A Map of the Brain
 

Thursday, 4. July 2002

The Big Dipper


An essay inspired by Zen in the Art of Writing by Ray Bradbury.


Bradbury talks about dipping water out of the well. He says:
And, of course, the more water you dip out the more flows in. (p. 81)
I remember the first time I read this book. It was probably in 1997 or 1998. I was on a Greyhound bus bound for Detroit to visit my brother and his small (then) family. It was the one semester that Marshall had a legitimate fall break and sometime in the middle of October we had a Friday and a Monday off. I had decided to take advantage of the extra time and go for a visit. I read the book, and made some notes, all the way to Detroit. This served two purposes for me. One, I could easily stay buried in my book, thus avoiding eye contact with those new passengers searching for a seat (I wanted the whole row to myself so I could spread out, stretch my legs, pile my books and papers up in the empty seat beside me). The second purpose was that I simply had enough unstructured time during this trip that I was able to read some and write some. Time is the most scarce commodity for me and I realized I needed to take full advantage of it.

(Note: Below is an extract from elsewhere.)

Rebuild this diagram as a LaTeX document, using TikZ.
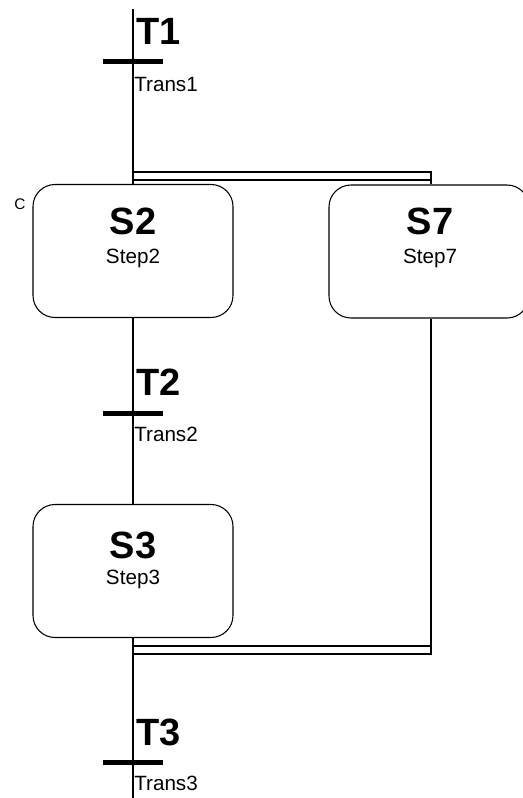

Of the things I read about in Bradbury, two ideas really stood out to me. The whole notion of keeping lists (he reports keeping lists of nouns, my variation on that was to keep a list of titles of the pieces I would probably write one day). By keeping those lists, I was able to dip some water out of the well of memories I had stored, some in untouchable places. And, I discovered that Bradbury was right! As I dipped out the titles, more memories, and consequently more titles, flowed in. Since that time I have gone back and written about some of the items on the list; others remain on the list as titles only. It is perhaps one of the most productive kinds of writing I have done, yet I failed to keep up with it.

This opportunity then, to read Bradbury again (perhaps my unconscious reason for suggesting the book), shames me into acknowledging my lack of discipline in dipping out of the well. It also provides the perfect opportunity to begin dipping overflowing scoops of memories out of the well in order for other memories to flood in. While Bradbury's memories are mostly of a personal kind used as mulch (and yes, sometimes fodder) for his stories, it is just as conceiveable that teaching memories would be as appropriate for such a list as personal memories. Perhaps it is my task on this blog to begin such a list...both of personal memories and of teaching memories...of the critical incident kind? It is exactly these kind of memories that I prefer to write about, to think about. The ways in which my personal memories and my professional memories intersect openly reveal who I am as a person and as a teacher.

"I teach who I am," Parker Palmer writes (in The Courage to Teach: Exploring the Inner Landscape of a Teacher's Life) and this is what I mean by the intersection. The point at which my personal and professional lives intersect is the very point at which I am the most real, the most truthful, the most alive. I personally like reading the stories of others that describe these points of intersection; the stories that let me see into the mind of another, to stand beside that other and see what they see, to imitate the thoughts and questions asked by the other as ways to uncover, shovel load by shovel load, the ins and outs of me.